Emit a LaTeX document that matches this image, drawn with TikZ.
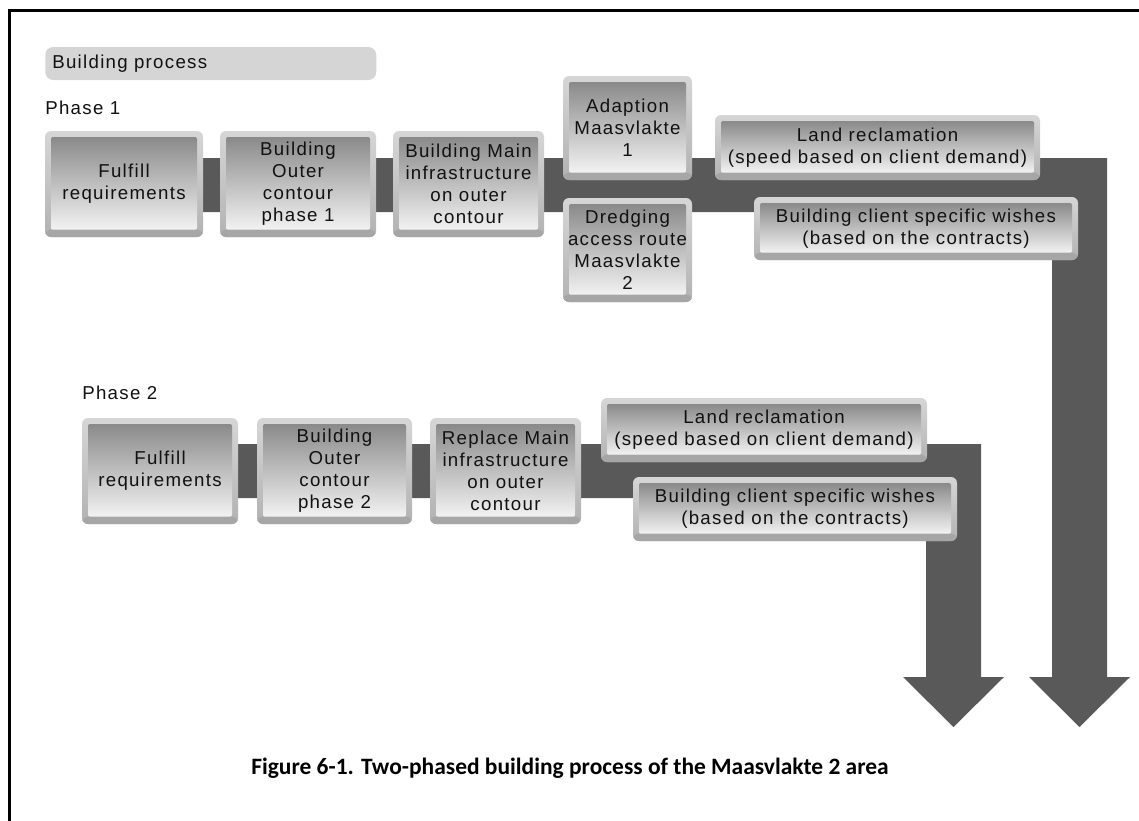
\documentclass[tikz,border=0pt]{standalone}
\usepackage{fontspec}
\setmainfont{Liberation Sans}
\newfontfamily\boxfont[LetterSpace=7]{Liberation Sans}
\newfontfamily\capfont{Carlito}
\definecolor{bandgray}{HTML}{595959}
\definecolor{bevtop}{HTML}{D6D6D6}
\definecolor{bevbot}{HTML}{B2B2B2}
\definecolor{bevstrip}{HTML}{A6A6A6}
\definecolor{facetop}{HTML}{8A8A8A}
\definecolor{facebot}{HTML}{F2F2F2}
\definecolor{barfill}{HTML}{D5D5D5}
\definecolor{ink}{HTML}{111111}
\tikzset{
  sz/.style 2 args={minimum width=#1*0.75pt, minimum height=#2*0.75pt},
  lbl/.style={font=\boxfont\fontsize{14pt}{16.5pt}\selectfont, text=ink},
  stepbox/.style={lbl, rounded corners=4.5pt, inner sep=0pt, align=center,
    top color=bevtop, bottom color=bevbot,
    path picture={
      \fill[bevstrip] ([yshift=-1pt]path picture bounding box.south west)
        rectangle ([yshift=5.5pt]path picture bounding box.south east);
      \shade[top color=facetop, bottom color=facebot, rounded corners=1.5pt]
        ([xshift=4.5pt,yshift=5.5pt]path picture bounding box.south west)
        rectangle ([xshift=-4.5pt,yshift=-4.5pt]path picture bounding box.north east);
    }},
  band/.style={fill=bandgray},
}
\begin{document}
\begin{tikzpicture}[x=0.75pt,y=-0.75pt]
\useasboundingbox (0,0) rectangle (1139,821);

% frame lines along the top and left edges
\draw[line width=2.25pt] (9.5,821) -- (9.5,10.5) -- (1139,10.5);

% heading bar
\node[lbl, fill=barfill, rounded corners=6pt, anchor=west, sz={331}{33},
      inner xsep=7*0.75pt, inner ysep=0pt, text width=317*0.75pt, align=left]
      (title) at (45,63.5) {Building process};

% phase labels
\node[lbl, anchor=west, inner sep=0pt] (ph1) at (45,108) {Phase 1};
\node[lbl, anchor=west, inner sep=0pt] (ph2) at (82,393) {Phase 2};

% broad flow bands with arrow heads (drawn beneath the boxes)
\coordinate (tip1) at (1079.5,727);
\coordinate (tip2) at (953.5,727);
\fill[band] (124,158) -- (1107,158) -- (1107,677) -- (1130,677) -- (tip1)
  -- (1029,677) -- (1052,677) -- (1052,212) -- (124,212) -- cycle;
\fill[band] (160,444) -- (981,444) -- (981,677) -- (1004,677) -- (tip2)
  -- (903,677) -- (926,677) -- (926,498) -- (160,498) -- cycle;

% phase 1 steps
\node[stepbox, sz={158}{106}] (f1) at (124,184) {Fulfill\\requirements};
\node[stepbox, sz={156}{106}] (o1) at (298,184) {Building\\Outer\\contour\\phase 1};
\node[stepbox, sz={151}{106}] (m1) at (468.5,184) {Building Main\\infrastructure\\on outer\\contour};
\node[stepbox, sz={129}{104}] (a1) at (627.5,128) {Adaption\\Maasvlakte\\1};
\node[stepbox, sz={129}{104}] (d1) at (627.5,250) {Dredging\\access route\\Maasvlakte\\2};
\node[stepbox, sz={325}{65}] (l1) at (877.5,147.5) {Land reclamation\\(speed based on client demand)};
\node[stepbox, sz={324}{63}] (c1) at (916,228.5) {Building client specific wishes\\(based on the contracts)};

% phase 2 steps
\node[stepbox, sz={156}{106}] (f2) at (160,471) {Fulfill\\requirements};
\node[stepbox, sz={155}{106}] (o2) at (334.5,471) {Building\\Outer\\contour\\phase 2};
\node[stepbox, sz={151}{106}] (m2) at (505.5,471) {Replace Main\\infrastructure\\on outer\\contour};
\node[stepbox, sz={326}{64}] (l2) at (764,430) {Land reclamation\\(speed based on client demand)};
\node[stepbox, sz={324}{64}] (c2) at (795,509) {Building client specific wishes\\(based on the contracts)};

% caption
\node[font=\capfont\bfseries\fontsize{17.6pt}{21pt}\selectfont, inner sep=0pt]
  (cap) at (570,768) {Figure 6-1. Two-phased building process of the Maasvlakte 2 area};
\end{tikzpicture}
\end{document}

Task requirements: Please write out all the data again word for word, but not the pictures.

Exercise response:
Emit a LaTeX document that matches this image, drawn with TikZ.
\documentclass[tikz,border=0pt]{standalone}
\usepackage{fontspec}
\setmainfont{Liberation Sans}
\newfontfamily\boxfont[LetterSpace=7]{Liberation Sans}
\newfontfamily\capfont{Carlito}
\definecolor{bandgray}{HTML}{595959}
\definecolor{bevtop}{HTML}{D6D6D6}
\definecolor{bevbot}{HTML}{B2B2B2}
\definecolor{bevstrip}{HTML}{A6A6A6}
\definecolor{facetop}{HTML}{8A8A8A}
\definecolor{facebot}{HTML}{F2F2F2}
\definecolor{barfill}{HTML}{D5D5D5}
\definecolor{ink}{HTML}{111111}
\tikzset{
  sz/.style 2 args={minimum width=#1*0.75pt, minimum height=#2*0.75pt},
  lbl/.style={font=\boxfont\fontsize{14pt}{16.5pt}\selectfont, text=ink},
  stepbox/.style={lbl, rounded corners=4.5pt, inner sep=0pt, align=center,
    top color=bevtop, bottom color=bevbot,
    path picture={
      \fill[bevstrip] ([yshift=-1pt]path picture bounding box.south west)
        rectangle ([yshift=5.5pt]path picture bounding box.south east);
      \shade[top color=facetop, bottom color=facebot, rounded corners=1.5pt]
        ([xshift=4.5pt,yshift=5.5pt]path picture bounding box.south west)
        rectangle ([xshift=-4.5pt,yshift=-4.5pt]path picture bounding box.north east);
    }},
  band/.style={fill=bandgray},
}
\begin{document}
\begin{tikzpicture}[x=0.75pt,y=-0.75pt]
\useasboundingbox (0,0) rectangle (1139,821);

% frame lines along the top and left edges
\draw[line width=2.25pt] (9.5,821) -- (9.5,10.5) -- (1139,10.5);

% heading bar
\node[lbl, fill=barfill, rounded corners=6pt, anchor=west, sz={331}{33},
      inner xsep=7*0.75pt, inner ysep=0pt, text width=317*0.75pt, align=left]
      (title) at (45,63.5) {Building process};

% phase labels
\node[lbl, anchor=west, inner sep=0pt] (ph1) at (45,108) {Phase 1};
\node[lbl, anchor=west, inner sep=0pt] (ph2) at (82,393) {Phase 2};

% broad flow bands with arrow heads (drawn beneath the boxes)
\coordinate (tip1) at (1079.5,727);
\coordinate (tip2) at (953.5,727);
\fill[band] (124,158) -- (1107,158) -- (1107,677) -- (1130,677) -- (tip1)
  -- (1029,677) -- (1052,677) -- (1052,212) -- (124,212) -- cycle;
\fill[band] (160,444) -- (981,444) -- (981,677) -- (1004,677) -- (tip2)
  -- (903,677) -- (926,677) -- (926,498) -- (160,498) -- cycle;

% phase 1 steps
\node[stepbox, sz={158}{106}] (f1) at (124,184) {Fulfill\\requirements};
\node[stepbox, sz={156}{106}] (o1) at (298,184) {Building\\Outer\\contour\\phase 1};
\node[stepbox, sz={151}{106}] (m1) at (468.5,184) {Building Main\\infrastructure\\on outer\\contour};
\node[stepbox, sz={129}{104}] (a1) at (627.5,128) {Adaption\\Maasvlakte\\1};
\node[stepbox, sz={129}{104}] (d1) at (627.5,250) {Dredging\\access route\\Maasvlakte\\2};
\node[stepbox, sz={325}{65}] (l1) at (877.5,147.5) {Land reclamation\\(speed based on client demand)};
\node[stepbox, sz={324}{63}] (c1) at (916,228.5) {Building client specific wishes\\(based on the contracts)};

% phase 2 steps
\node[stepbox, sz={156}{106}] (f2) at (160,471) {Fulfill\\requirements};
\node[stepbox, sz={155}{106}] (o2) at (334.5,471) {Building\\Outer\\contour\\phase 2};
\node[stepbox, sz={151}{106}] (m2) at (505.5,471) {Replace Main\\infrastructure\\on outer\\contour};
\node[stepbox, sz={326}{64}] (l2) at (764,430) {Land reclamation\\(speed based on client demand)};
\node[stepbox, sz={324}{64}] (c2) at (795,509) {Building client specific wishes\\(based on the contracts)};

% caption
\node[font=\capfont\bfseries\fontsize{17.6pt}{21pt}\selectfont, inner sep=0pt]
  (cap) at (570,768) {Figure 6-1. Two-phased building process of the Maasvlakte 2 area};
\end{tikzpicture}
\end{document}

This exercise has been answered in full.